How does he have time for it all? His response was that there are 24 hours in a day, and he naps when he needs to.
The stand is a recent venture — one that comes with its own verb coined by Hamilton’s friends: ‘RobDogginIt’.
Hamilton’s story might sound tragic to the outside ear – football player turned hotdog slinger, athletic aspirations torn down in a twist of fate.
“Most people, when you put that much time or effort into an activity, it begins to define you,” said Daniel Kim, an old coworker and friend. “When you lose the ability to do that, most people would react to that very poorly… I’d be confused, I’d be bitter, jaded.

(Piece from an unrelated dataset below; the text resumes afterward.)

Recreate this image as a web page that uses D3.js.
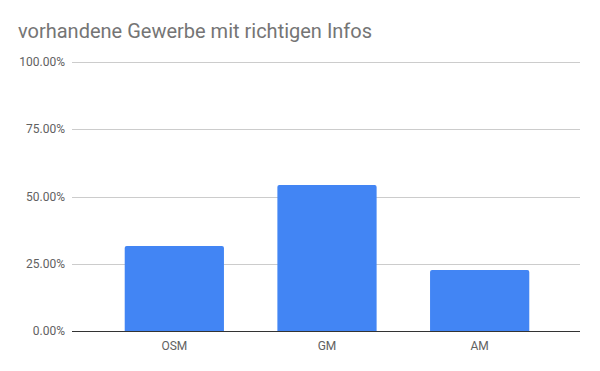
<!DOCTYPE html>
<html>
<head>
<meta charset="utf-8">
<script src="https://cdn.jsdelivr.net/npm/d3@7"></script>
<style>
  body { margin: 0; background: #fff; }
  svg { display: block; font-family: Roboto, sans-serif; }
</style>
</head>
<body>
<svg id="chart"></svg>
<script>
const categories = ["OSM", "GM", "AM"];
const values = [0.316, 0.543, 0.227];
const yTicks = [0, 0.25, 0.5, 0.75, 1];

const width = 600, height = 371;
const plotLeft = 72, plotRight = 580;
const plotTop = 62, plotBottom = 331;

const svg = d3.select("#chart")
  .attr("width", width)
  .attr("height", height);

svg.append("text")
  .attr("x", 18)
  .attr("y", 38)
  .attr("fill", "#757575")
  .attr("font-size", 20)
  .text("vorhandene Gewerbe mit richtigen Infos");

const y = d3.scaleLinear()
  .domain([0, 1])
  .range([plotBottom, plotTop]);

const x = d3.scaleBand()
  .domain(categories)
  .range([98, 556])
  .paddingInner(0.35)
  .paddingOuter(0.175);

// gridlines
svg.append("g")
  .selectAll("line")
  .data(yTicks.filter(d => d > 0))
  .enter().append("line")
    .attr("x1", plotLeft)
    .attr("x2", plotRight)
    .attr("y1", d => Math.round(y(d)) + 0.5)
    .attr("y2", d => Math.round(y(d)) + 0.5)
    .attr("stroke", "#cccccc");

// y labels
svg.append("g")
  .selectAll("text")
  .data(yTicks)
  .enter().append("text")
    .attr("x", 65)
    .attr("y", d => y(d) + 4)
    .attr("text-anchor", "end")
    .attr("font-size", 12)
    .attr("fill", "#616161")
    .text(d => d3.format(".2%")(d));

// bars with rounded top corners
const r = 2;
svg.append("g")
  .selectAll("path")
  .data(values)
  .enter().append("path")
    .attr("fill", "#4285f4")
    .attr("d", (d, i) => {
      const x0 = x(categories[i]);
      const x1 = x0 + x.bandwidth();
      const y0 = y(d);
      const yb = y(0);
      return `M${x0},${yb}V${y0 + r}Q${x0},${y0} ${x0 + r},${y0}H${x1 - r}Q${x1},${y0} ${x1},${y0 + r}V${yb}Z`;
    });

// baseline
svg.append("line")
  .attr("x1", plotLeft)
  .attr("x2", plotRight)
  .attr("y1", plotBottom + 0.5)
  .attr("y2", plotBottom + 0.5)
  .attr("stroke", "#333333");

// x labels
svg.append("g")
  .selectAll("text")
  .data(categories)
  .enter().append("text")
    .attr("x", d => x(d) + x.bandwidth() / 2)
    .attr("y", 350)
    .attr("text-anchor", "middle")
    .attr("font-size", 12)
    .attr("fill", "#616161")
    .text(d => d);
</script>
</body>
</html>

He lost scholarships, he went to multiple surgeries and he’s still so happy.”
Kim lit up when he spoke about the way Hamilton’s positivity changed his life for the better.
“He never feels sorry for himself, he’s never having a bad day, that’s the one thing I respect about him the most,” Kim said.
When Kim had a bad day at work, when he was having problems with a girl, Hamilton would always have one piece of advice — walk it out.
Perhaps it seems strange to seek all this success in Eugene, but Hamilton disagrees.
“I can have that brand,” Hamilton said. “Some people know me from football, some know me from Dutch Bros, some know me from when I was sweeping floors at Taylor’s, some know me from Rennie’s, some know me from when I worked at Fathoms, some know me from when I worked at Side Bar … I cut hair too.”
For Hamilton, it’s always been about the people you meet, not what you’re doing when you meet them.
“I have so much room for improvement,” Hamilton said. “I feel like I haven’t even accomplished that much. It’s early.”
Although his family remains in California, Hamilton keeps them close.
“My dad wants to come out here and run the hotdog stand in the summer,” Hamilton said. “This is my international headquarters, man.”
The stand is something he looks forward to passing down to a family of his own, when the time comes.
After my first meeting with Hamilton, I left with more stories and follow-up questions than I knew what to do with — his presence seemed impossible to capture in words.
For a man who spends his days slinging hotdogs, his story is complex.
This uncertainty must have shown on my face.
“I believe in you, man!” Hamilton called after me.
With Hamilton’s shout of encouragement ringing in my ears, the words over the Duck Store seemed to beam a little bolder.
“Heroes aren’t defined by their victories.”